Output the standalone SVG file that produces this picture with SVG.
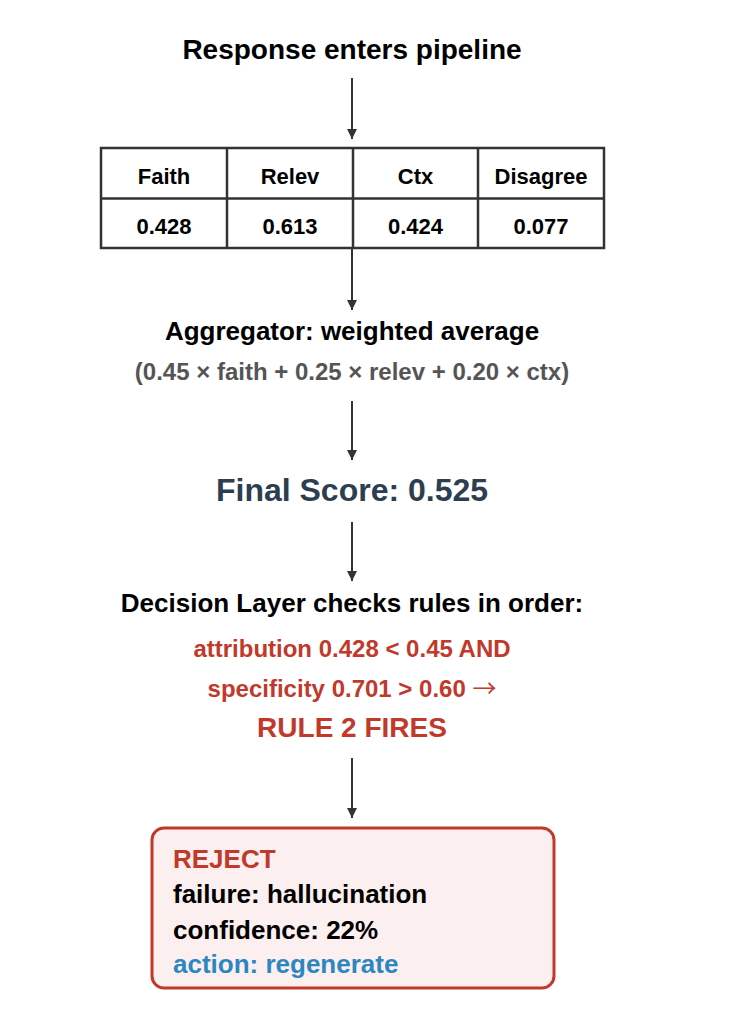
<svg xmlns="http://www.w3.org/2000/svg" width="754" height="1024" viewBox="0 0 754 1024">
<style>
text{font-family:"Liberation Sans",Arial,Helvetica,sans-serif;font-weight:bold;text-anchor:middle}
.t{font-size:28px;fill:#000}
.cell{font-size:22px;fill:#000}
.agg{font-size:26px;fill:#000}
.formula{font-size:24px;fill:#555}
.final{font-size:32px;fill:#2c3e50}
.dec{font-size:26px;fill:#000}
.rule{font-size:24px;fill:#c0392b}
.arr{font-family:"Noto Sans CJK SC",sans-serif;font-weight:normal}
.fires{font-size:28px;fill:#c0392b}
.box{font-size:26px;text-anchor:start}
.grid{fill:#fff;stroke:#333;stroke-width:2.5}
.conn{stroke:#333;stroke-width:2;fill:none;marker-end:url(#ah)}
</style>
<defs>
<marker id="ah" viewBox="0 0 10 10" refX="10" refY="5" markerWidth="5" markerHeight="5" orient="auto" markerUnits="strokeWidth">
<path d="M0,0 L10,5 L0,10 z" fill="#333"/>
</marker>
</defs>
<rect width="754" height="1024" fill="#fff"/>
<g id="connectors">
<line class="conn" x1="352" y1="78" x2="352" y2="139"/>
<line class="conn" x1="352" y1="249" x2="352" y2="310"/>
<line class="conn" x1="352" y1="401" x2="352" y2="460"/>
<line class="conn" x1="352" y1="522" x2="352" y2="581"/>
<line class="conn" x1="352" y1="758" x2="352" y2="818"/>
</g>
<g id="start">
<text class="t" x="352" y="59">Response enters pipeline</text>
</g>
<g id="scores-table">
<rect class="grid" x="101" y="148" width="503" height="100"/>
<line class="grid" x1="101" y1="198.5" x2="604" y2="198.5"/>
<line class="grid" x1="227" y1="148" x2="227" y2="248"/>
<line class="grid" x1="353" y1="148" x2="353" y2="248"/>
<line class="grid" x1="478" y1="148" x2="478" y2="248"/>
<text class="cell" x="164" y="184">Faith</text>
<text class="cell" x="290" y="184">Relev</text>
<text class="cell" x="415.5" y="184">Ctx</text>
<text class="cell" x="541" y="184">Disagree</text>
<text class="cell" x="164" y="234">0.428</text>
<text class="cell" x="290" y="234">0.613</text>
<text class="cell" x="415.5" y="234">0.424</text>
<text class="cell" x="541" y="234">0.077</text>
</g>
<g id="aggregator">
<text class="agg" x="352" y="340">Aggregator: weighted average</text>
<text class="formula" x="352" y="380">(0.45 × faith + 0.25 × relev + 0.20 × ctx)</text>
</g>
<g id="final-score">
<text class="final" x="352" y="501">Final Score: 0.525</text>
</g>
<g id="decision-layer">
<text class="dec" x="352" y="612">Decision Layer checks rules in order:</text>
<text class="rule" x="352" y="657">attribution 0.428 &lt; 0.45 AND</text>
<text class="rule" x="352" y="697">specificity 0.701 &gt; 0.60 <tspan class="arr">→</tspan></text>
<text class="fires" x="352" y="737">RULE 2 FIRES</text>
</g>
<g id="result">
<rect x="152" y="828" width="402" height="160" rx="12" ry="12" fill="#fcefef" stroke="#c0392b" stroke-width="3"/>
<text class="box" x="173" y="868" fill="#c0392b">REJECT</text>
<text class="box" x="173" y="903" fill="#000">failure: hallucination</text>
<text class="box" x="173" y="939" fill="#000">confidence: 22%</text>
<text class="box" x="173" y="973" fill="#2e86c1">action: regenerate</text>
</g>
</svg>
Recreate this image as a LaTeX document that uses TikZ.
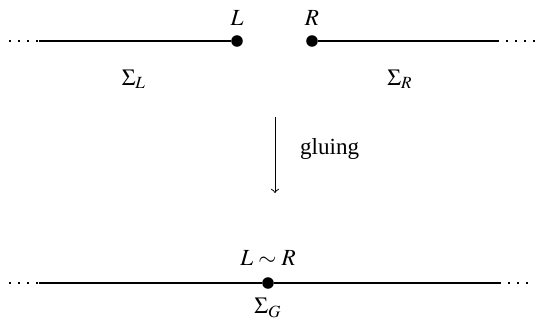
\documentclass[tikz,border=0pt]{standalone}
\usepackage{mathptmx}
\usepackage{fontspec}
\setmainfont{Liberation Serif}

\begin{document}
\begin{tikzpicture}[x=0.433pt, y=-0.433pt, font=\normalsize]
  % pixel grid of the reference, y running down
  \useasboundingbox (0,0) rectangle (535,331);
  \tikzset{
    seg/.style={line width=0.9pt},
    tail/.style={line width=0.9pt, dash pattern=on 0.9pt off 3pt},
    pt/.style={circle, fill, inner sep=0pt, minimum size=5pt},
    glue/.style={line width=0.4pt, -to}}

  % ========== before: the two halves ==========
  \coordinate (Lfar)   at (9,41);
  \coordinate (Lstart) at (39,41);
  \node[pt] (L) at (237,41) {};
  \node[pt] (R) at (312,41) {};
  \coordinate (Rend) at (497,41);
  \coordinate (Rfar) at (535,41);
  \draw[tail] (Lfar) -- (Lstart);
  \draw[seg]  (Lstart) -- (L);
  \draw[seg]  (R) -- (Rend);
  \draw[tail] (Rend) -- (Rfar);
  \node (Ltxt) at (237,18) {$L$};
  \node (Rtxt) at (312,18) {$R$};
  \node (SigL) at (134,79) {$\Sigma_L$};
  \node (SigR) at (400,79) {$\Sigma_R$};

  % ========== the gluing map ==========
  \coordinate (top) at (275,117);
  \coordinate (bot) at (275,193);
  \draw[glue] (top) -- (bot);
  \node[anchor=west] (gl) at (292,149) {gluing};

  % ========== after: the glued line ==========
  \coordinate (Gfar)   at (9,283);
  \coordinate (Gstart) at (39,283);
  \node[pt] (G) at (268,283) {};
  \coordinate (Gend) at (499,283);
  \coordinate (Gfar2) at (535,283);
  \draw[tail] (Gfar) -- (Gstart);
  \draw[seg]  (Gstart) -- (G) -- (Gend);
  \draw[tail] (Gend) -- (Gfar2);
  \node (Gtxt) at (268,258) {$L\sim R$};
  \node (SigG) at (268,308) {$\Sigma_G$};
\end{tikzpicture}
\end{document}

## STATED PROBLEM:
Set each line of the records down exactly, leaving every picture out.

## ANSWER IN FULL:
Output the standalone SVG file that produces this picture with SVG.
<svg xmlns="http://www.w3.org/2000/svg" width="754" height="1024" viewBox="0 0 754 1024">
<style>
text{font-family:"Liberation Sans",Arial,Helvetica,sans-serif;font-weight:bold;text-anchor:middle}
.t{font-size:28px;fill:#000}
.cell{font-size:22px;fill:#000}
.agg{font-size:26px;fill:#000}
.formula{font-size:24px;fill:#555}
.final{font-size:32px;fill:#2c3e50}
.dec{font-size:26px;fill:#000}
.rule{font-size:24px;fill:#c0392b}
.arr{font-family:"Noto Sans CJK SC",sans-serif;font-weight:normal}
.fires{font-size:28px;fill:#c0392b}
.box{font-size:26px;text-anchor:start}
.grid{fill:#fff;stroke:#333;stroke-width:2.5}
.conn{stroke:#333;stroke-width:2;fill:none;marker-end:url(#ah)}
</style>
<defs>
<marker id="ah" viewBox="0 0 10 10" refX="10" refY="5" markerWidth="5" markerHeight="5" orient="auto" markerUnits="strokeWidth">
<path d="M0,0 L10,5 L0,10 z" fill="#333"/>
</marker>
</defs>
<rect width="754" height="1024" fill="#fff"/>
<g id="connectors">
<line class="conn" x1="352" y1="78" x2="352" y2="139"/>
<line class="conn" x1="352" y1="249" x2="352" y2="310"/>
<line class="conn" x1="352" y1="401" x2="352" y2="460"/>
<line class="conn" x1="352" y1="522" x2="352" y2="581"/>
<line class="conn" x1="352" y1="758" x2="352" y2="818"/>
</g>
<g id="start">
<text class="t" x="352" y="59">Response enters pipeline</text>
</g>
<g id="scores-table">
<rect class="grid" x="101" y="148" width="503" height="100"/>
<line class="grid" x1="101" y1="198.5" x2="604" y2="198.5"/>
<line class="grid" x1="227" y1="148" x2="227" y2="248"/>
<line class="grid" x1="353" y1="148" x2="353" y2="248"/>
<line class="grid" x1="478" y1="148" x2="478" y2="248"/>
<text class="cell" x="164" y="184">Faith</text>
<text class="cell" x="290" y="184">Relev</text>
<text class="cell" x="415.5" y="184">Ctx</text>
<text class="cell" x="541" y="184">Disagree</text>
<text class="cell" x="164" y="234">0.428</text>
<text class="cell" x="290" y="234">0.613</text>
<text class="cell" x="415.5" y="234">0.424</text>
<text class="cell" x="541" y="234">0.077</text>
</g>
<g id="aggregator">
<text class="agg" x="352" y="340">Aggregator: weighted average</text>
<text class="formula" x="352" y="380">(0.45 × faith + 0.25 × relev + 0.20 × ctx)</text>
</g>
<g id="final-score">
<text class="final" x="352" y="501">Final Score: 0.525</text>
</g>
<g id="decision-layer">
<text class="dec" x="352" y="612">Decision Layer checks rules in order:</text>
<text class="rule" x="352" y="657">attribution 0.428 &lt; 0.45 AND</text>
<text class="rule" x="352" y="697">specificity 0.701 &gt; 0.60 <tspan class="arr">→</tspan></text>
<text class="fires" x="352" y="737">RULE 2 FIRES</text>
</g>
<g id="result">
<rect x="152" y="828" width="402" height="160" rx="12" ry="12" fill="#fcefef" stroke="#c0392b" stroke-width="3"/>
<text class="box" x="173" y="868" fill="#c0392b">REJECT</text>
<text class="box" x="173" y="903" fill="#000">failure: hallucination</text>
<text class="box" x="173" y="939" fill="#000">confidence: 22%</text>
<text class="box" x="173" y="973" fill="#2e86c1">action: regenerate</text>
</g>
</svg>
Recreate this image as a LaTeX document that uses TikZ.
\documentclass[tikz,border=0pt]{standalone}
\usepackage{mathptmx}
\usepackage{fontspec}
\setmainfont{Liberation Serif}

\begin{document}
\begin{tikzpicture}[x=0.433pt, y=-0.433pt, font=\normalsize]
  % pixel grid of the reference, y running down
  \useasboundingbox (0,0) rectangle (535,331);
  \tikzset{
    seg/.style={line width=0.9pt},
    tail/.style={line width=0.9pt, dash pattern=on 0.9pt off 3pt},
    pt/.style={circle, fill, inner sep=0pt, minimum size=5pt},
    glue/.style={line width=0.4pt, -to}}

  % ========== before: the two halves ==========
  \coordinate (Lfar)   at (9,41);
  \coordinate (Lstart) at (39,41);
  \node[pt] (L) at (237,41) {};
  \node[pt] (R) at (312,41) {};
  \coordinate (Rend) at (497,41);
  \coordinate (Rfar) at (535,41);
  \draw[tail] (Lfar) -- (Lstart);
  \draw[seg]  (Lstart) -- (L);
  \draw[seg]  (R) -- (Rend);
  \draw[tail] (Rend) -- (Rfar);
  \node (Ltxt) at (237,18) {$L$};
  \node (Rtxt) at (312,18) {$R$};
  \node (SigL) at (134,79) {$\Sigma_L$};
  \node (SigR) at (400,79) {$\Sigma_R$};

  % ========== the gluing map ==========
  \coordinate (top) at (275,117);
  \coordinate (bot) at (275,193);
  \draw[glue] (top) -- (bot);
  \node[anchor=west] (gl) at (292,149) {gluing};

  % ========== after: the glued line ==========
  \coordinate (Gfar)   at (9,283);
  \coordinate (Gstart) at (39,283);
  \node[pt] (G) at (268,283) {};
  \coordinate (Gend) at (499,283);
  \coordinate (Gfar2) at (535,283);
  \draw[tail] (Gfar) -- (Gstart);
  \draw[seg]  (Gstart) -- (G) -- (Gend);
  \draw[tail] (Gend) -- (Gfar2);
  \node (Gtxt) at (268,258) {$L\sim R$};
  \node (SigG) at (268,308) {$\Sigma_G$};
\end{tikzpicture}
\end{document}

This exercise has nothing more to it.